## WHAT THIS TASK INVOLVES
Exactly reproduce the lines of the listing below from the one containing "Write a Python" through the one containing "8.24, 9.50, 10.94]". Skip the images.

— START —

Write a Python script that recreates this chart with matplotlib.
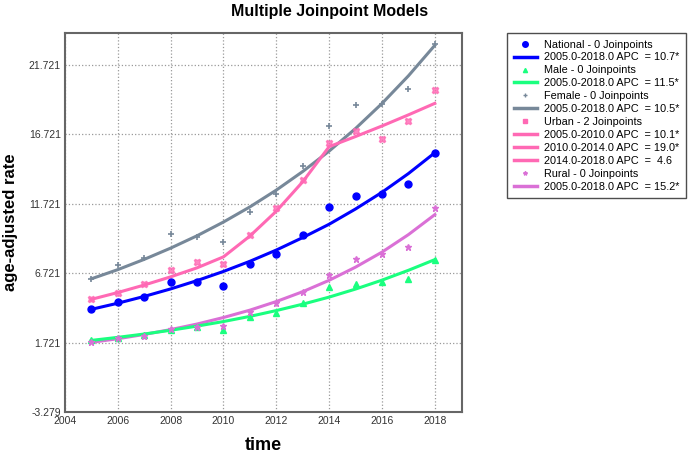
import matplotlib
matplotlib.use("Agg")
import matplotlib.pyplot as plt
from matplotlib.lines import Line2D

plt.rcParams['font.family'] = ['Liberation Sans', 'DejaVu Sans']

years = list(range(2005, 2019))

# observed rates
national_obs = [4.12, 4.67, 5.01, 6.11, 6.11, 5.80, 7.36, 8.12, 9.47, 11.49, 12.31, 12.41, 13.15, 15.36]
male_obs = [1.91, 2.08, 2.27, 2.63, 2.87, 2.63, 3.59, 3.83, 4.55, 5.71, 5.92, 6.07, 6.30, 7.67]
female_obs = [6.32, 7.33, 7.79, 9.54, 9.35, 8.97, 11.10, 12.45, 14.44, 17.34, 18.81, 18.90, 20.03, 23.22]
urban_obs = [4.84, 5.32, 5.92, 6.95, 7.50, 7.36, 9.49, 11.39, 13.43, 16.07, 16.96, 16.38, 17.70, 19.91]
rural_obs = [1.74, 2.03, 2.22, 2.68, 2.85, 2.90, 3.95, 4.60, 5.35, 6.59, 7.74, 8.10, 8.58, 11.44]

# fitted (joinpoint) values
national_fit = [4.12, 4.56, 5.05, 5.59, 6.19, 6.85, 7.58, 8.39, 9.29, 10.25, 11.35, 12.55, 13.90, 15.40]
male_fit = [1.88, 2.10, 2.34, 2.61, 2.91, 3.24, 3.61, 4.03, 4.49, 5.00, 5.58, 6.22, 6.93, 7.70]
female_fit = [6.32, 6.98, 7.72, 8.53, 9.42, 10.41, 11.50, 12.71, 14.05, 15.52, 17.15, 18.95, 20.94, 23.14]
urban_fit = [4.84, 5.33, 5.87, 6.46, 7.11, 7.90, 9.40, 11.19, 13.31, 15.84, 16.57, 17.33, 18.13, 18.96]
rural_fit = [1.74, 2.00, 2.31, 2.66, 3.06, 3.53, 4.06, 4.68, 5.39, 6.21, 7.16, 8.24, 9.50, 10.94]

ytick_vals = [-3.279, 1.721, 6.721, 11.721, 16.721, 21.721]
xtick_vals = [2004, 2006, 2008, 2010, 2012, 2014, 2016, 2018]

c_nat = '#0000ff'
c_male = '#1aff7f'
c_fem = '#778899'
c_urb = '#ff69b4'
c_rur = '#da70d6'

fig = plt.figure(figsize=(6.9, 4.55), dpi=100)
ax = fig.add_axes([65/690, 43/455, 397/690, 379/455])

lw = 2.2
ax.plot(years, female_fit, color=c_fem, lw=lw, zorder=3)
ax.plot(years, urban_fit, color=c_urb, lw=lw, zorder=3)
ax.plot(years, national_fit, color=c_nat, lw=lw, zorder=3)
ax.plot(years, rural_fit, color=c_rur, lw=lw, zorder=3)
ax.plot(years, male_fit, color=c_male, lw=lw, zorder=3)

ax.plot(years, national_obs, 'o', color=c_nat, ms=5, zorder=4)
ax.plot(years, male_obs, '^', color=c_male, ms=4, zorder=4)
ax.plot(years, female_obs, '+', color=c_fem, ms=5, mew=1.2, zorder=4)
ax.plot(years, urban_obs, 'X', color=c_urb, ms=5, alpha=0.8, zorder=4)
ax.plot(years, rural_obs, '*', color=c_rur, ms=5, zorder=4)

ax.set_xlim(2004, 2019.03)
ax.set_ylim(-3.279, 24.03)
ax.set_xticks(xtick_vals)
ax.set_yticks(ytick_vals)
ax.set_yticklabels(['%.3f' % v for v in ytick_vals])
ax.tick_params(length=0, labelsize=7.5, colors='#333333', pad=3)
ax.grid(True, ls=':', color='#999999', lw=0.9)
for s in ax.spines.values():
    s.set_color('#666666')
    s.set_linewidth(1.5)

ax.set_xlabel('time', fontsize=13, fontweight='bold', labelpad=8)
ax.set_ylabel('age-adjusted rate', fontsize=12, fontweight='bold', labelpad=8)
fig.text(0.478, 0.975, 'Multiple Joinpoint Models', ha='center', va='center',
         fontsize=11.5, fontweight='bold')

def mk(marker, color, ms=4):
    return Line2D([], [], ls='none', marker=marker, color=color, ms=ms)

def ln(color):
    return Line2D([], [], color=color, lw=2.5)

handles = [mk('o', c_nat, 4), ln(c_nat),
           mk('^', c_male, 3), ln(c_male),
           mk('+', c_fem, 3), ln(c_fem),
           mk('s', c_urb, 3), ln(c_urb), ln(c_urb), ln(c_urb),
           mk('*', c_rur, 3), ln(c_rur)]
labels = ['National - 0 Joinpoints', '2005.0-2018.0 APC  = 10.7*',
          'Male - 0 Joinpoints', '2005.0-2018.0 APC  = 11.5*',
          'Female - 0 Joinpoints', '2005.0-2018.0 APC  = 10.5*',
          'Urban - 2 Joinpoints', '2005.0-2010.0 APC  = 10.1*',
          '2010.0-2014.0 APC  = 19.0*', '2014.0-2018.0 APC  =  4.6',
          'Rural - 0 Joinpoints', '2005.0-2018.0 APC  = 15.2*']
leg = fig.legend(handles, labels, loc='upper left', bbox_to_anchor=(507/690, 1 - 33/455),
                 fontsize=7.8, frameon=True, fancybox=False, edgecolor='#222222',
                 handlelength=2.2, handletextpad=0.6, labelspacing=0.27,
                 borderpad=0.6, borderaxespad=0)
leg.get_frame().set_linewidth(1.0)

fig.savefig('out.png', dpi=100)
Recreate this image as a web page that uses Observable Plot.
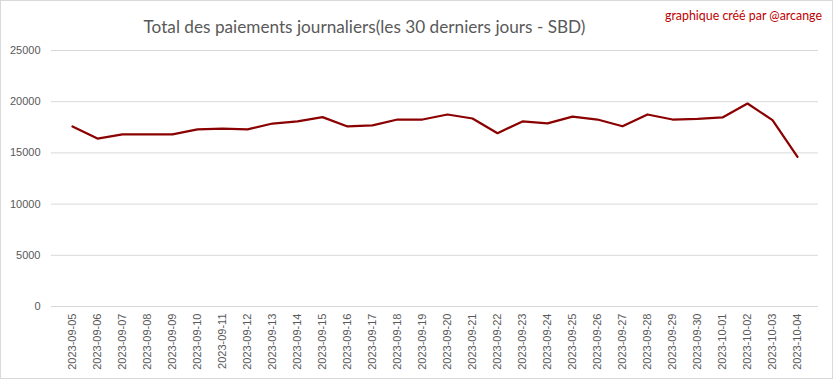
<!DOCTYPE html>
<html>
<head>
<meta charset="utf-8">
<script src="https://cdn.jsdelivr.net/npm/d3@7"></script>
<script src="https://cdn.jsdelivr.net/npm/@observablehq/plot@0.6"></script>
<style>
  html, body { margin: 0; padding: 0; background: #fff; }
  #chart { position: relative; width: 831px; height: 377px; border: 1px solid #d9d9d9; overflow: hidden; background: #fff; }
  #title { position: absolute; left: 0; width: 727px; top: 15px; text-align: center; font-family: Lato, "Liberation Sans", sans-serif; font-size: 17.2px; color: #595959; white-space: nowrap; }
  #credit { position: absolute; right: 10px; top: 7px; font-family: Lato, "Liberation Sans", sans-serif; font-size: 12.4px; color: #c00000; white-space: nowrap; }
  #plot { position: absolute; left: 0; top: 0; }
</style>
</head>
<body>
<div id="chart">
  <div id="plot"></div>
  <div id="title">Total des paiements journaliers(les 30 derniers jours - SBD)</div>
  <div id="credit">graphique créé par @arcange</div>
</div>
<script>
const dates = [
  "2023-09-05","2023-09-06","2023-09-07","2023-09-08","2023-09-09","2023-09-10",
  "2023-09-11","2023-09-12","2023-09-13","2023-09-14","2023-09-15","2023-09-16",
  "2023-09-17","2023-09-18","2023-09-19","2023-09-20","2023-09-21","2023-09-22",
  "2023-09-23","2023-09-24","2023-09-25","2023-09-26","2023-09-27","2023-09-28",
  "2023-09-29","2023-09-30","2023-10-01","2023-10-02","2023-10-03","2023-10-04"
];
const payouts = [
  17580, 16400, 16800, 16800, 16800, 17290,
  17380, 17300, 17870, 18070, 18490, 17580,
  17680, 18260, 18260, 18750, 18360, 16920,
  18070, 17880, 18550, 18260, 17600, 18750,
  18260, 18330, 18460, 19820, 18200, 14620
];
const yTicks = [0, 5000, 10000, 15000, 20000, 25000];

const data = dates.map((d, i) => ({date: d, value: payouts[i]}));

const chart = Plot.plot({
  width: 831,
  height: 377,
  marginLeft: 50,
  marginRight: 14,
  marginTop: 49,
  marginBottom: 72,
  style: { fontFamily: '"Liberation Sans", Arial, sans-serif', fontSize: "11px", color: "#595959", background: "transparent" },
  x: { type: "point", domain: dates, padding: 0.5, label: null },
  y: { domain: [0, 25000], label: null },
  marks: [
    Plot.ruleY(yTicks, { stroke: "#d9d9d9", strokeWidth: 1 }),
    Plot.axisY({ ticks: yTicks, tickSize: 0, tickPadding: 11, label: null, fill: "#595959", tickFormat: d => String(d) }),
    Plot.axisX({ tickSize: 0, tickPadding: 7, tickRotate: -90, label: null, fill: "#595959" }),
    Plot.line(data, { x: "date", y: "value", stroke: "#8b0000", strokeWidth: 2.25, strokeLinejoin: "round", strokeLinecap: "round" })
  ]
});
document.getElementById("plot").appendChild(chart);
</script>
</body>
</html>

— END —
— START —

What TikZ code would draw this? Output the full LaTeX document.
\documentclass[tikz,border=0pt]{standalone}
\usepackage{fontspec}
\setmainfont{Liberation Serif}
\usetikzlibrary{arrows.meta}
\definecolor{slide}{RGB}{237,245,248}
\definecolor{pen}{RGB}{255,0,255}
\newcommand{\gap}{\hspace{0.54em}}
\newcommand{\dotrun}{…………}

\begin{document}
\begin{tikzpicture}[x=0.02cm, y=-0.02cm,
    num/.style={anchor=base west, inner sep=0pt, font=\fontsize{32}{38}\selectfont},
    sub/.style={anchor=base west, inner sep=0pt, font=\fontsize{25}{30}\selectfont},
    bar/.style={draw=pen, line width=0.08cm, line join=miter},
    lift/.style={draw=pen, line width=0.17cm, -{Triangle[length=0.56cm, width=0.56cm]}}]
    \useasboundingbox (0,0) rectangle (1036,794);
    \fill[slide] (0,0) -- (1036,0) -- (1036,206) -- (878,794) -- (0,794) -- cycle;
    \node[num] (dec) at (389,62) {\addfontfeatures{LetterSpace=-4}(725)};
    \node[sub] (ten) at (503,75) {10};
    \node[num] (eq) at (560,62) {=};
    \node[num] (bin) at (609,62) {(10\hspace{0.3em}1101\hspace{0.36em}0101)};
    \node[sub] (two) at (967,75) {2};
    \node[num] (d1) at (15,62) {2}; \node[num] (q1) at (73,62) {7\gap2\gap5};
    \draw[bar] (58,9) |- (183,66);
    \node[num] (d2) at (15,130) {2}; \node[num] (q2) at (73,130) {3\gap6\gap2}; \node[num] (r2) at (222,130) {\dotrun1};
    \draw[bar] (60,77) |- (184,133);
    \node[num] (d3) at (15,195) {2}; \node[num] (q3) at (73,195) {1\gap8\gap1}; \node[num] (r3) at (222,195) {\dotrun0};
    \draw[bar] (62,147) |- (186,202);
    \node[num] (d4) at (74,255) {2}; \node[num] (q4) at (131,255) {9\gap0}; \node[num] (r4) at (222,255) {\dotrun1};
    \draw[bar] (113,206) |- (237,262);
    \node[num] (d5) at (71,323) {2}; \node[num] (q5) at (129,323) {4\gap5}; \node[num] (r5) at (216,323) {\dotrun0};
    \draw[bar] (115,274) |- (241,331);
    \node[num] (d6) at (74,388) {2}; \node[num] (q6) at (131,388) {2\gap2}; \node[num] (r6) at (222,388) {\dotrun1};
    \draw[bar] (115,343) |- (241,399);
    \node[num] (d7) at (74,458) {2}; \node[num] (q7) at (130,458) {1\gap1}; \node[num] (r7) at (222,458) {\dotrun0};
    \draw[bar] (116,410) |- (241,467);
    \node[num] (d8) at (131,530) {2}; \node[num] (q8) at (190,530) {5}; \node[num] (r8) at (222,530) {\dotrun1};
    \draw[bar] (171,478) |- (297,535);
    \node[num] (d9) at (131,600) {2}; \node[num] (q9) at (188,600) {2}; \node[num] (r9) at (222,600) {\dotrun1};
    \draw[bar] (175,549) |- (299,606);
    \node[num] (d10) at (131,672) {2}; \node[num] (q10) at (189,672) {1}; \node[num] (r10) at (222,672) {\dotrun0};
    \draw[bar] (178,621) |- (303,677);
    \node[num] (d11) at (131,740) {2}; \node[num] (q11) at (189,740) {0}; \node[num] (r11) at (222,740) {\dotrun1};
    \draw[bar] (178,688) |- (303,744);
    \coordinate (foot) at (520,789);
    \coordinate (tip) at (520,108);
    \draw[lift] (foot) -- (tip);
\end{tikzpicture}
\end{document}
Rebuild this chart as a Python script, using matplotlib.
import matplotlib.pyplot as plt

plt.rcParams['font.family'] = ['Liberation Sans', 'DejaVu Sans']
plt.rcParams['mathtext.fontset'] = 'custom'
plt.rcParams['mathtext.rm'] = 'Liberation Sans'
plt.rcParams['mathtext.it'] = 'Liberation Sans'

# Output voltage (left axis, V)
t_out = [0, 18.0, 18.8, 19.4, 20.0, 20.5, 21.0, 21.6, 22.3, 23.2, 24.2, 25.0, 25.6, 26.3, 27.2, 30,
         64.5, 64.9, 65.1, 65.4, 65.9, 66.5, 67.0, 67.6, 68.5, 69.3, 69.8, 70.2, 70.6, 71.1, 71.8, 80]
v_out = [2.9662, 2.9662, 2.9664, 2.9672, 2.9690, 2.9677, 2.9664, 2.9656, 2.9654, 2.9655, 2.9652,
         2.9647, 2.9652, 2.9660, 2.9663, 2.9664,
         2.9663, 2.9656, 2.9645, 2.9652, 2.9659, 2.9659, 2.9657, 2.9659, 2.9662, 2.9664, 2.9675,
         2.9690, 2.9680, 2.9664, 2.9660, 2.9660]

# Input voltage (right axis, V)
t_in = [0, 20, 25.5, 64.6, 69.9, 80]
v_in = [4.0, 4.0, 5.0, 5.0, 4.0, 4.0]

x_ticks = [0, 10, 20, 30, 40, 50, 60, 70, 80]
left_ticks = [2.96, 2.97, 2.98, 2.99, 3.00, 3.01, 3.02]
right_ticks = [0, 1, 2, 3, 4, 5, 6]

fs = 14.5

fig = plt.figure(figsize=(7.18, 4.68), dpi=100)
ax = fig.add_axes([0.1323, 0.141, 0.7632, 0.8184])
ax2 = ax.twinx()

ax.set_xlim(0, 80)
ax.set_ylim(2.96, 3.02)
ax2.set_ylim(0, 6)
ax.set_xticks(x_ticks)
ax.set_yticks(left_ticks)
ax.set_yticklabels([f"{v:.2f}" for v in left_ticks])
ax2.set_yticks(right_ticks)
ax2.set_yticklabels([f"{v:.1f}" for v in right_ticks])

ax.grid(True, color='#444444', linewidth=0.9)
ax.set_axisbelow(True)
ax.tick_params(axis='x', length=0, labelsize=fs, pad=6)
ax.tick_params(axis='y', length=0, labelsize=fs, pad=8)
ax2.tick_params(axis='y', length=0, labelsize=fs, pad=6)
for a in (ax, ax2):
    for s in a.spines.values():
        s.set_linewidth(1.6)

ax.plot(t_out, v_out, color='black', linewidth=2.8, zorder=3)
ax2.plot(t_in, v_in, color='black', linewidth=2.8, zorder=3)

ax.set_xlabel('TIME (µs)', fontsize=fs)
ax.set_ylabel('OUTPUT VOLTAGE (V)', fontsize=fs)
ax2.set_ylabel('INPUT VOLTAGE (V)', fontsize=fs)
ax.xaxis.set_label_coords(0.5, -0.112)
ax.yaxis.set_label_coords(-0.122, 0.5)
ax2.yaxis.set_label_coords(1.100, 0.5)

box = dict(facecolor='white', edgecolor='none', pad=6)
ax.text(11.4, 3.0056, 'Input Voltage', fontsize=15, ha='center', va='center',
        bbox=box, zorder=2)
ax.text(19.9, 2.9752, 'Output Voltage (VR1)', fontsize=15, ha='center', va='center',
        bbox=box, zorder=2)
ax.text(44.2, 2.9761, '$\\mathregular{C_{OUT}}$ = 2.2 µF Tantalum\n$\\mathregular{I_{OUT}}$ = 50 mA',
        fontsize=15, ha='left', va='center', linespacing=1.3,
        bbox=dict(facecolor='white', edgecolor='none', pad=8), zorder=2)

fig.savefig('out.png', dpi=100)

— END —

## EXERCISE SOLUTION
Write a Python script that recreates this chart with matplotlib.
import matplotlib
matplotlib.use("Agg")
import matplotlib.pyplot as plt
from matplotlib.lines import Line2D

plt.rcParams['font.family'] = ['Liberation Sans', 'DejaVu Sans']

years = list(range(2005, 2019))

# observed rates
national_obs = [4.12, 4.67, 5.01, 6.11, 6.11, 5.80, 7.36, 8.12, 9.47, 11.49, 12.31, 12.41, 13.15, 15.36]
male_obs = [1.91, 2.08, 2.27, 2.63, 2.87, 2.63, 3.59, 3.83, 4.55, 5.71, 5.92, 6.07, 6.30, 7.67]
female_obs = [6.32, 7.33, 7.79, 9.54, 9.35, 8.97, 11.10, 12.45, 14.44, 17.34, 18.81, 18.90, 20.03, 23.22]
urban_obs = [4.84, 5.32, 5.92, 6.95, 7.50, 7.36, 9.49, 11.39, 13.43, 16.07, 16.96, 16.38, 17.70, 19.91]
rural_obs = [1.74, 2.03, 2.22, 2.68, 2.85, 2.90, 3.95, 4.60, 5.35, 6.59, 7.74, 8.10, 8.58, 11.44]

# fitted (joinpoint) values
national_fit = [4.12, 4.56, 5.05, 5.59, 6.19, 6.85, 7.58, 8.39, 9.29, 10.25, 11.35, 12.55, 13.90, 15.40]
male_fit = [1.88, 2.10, 2.34, 2.61, 2.91, 3.24, 3.61, 4.03, 4.49, 5.00, 5.58, 6.22, 6.93, 7.70]
female_fit = [6.32, 6.98, 7.72, 8.53, 9.42, 10.41, 11.50, 12.71, 14.05, 15.52, 17.15, 18.95, 20.94, 23.14]
urban_fit = [4.84, 5.33, 5.87, 6.46, 7.11, 7.90, 9.40, 11.19, 13.31, 15.84, 16.57, 17.33, 18.13, 18.96]
rural_fit = [1.74, 2.00, 2.31, 2.66, 3.06, 3.53, 4.06, 4.68, 5.39, 6.21, 7.16, 8.24, 9.50, 10.94]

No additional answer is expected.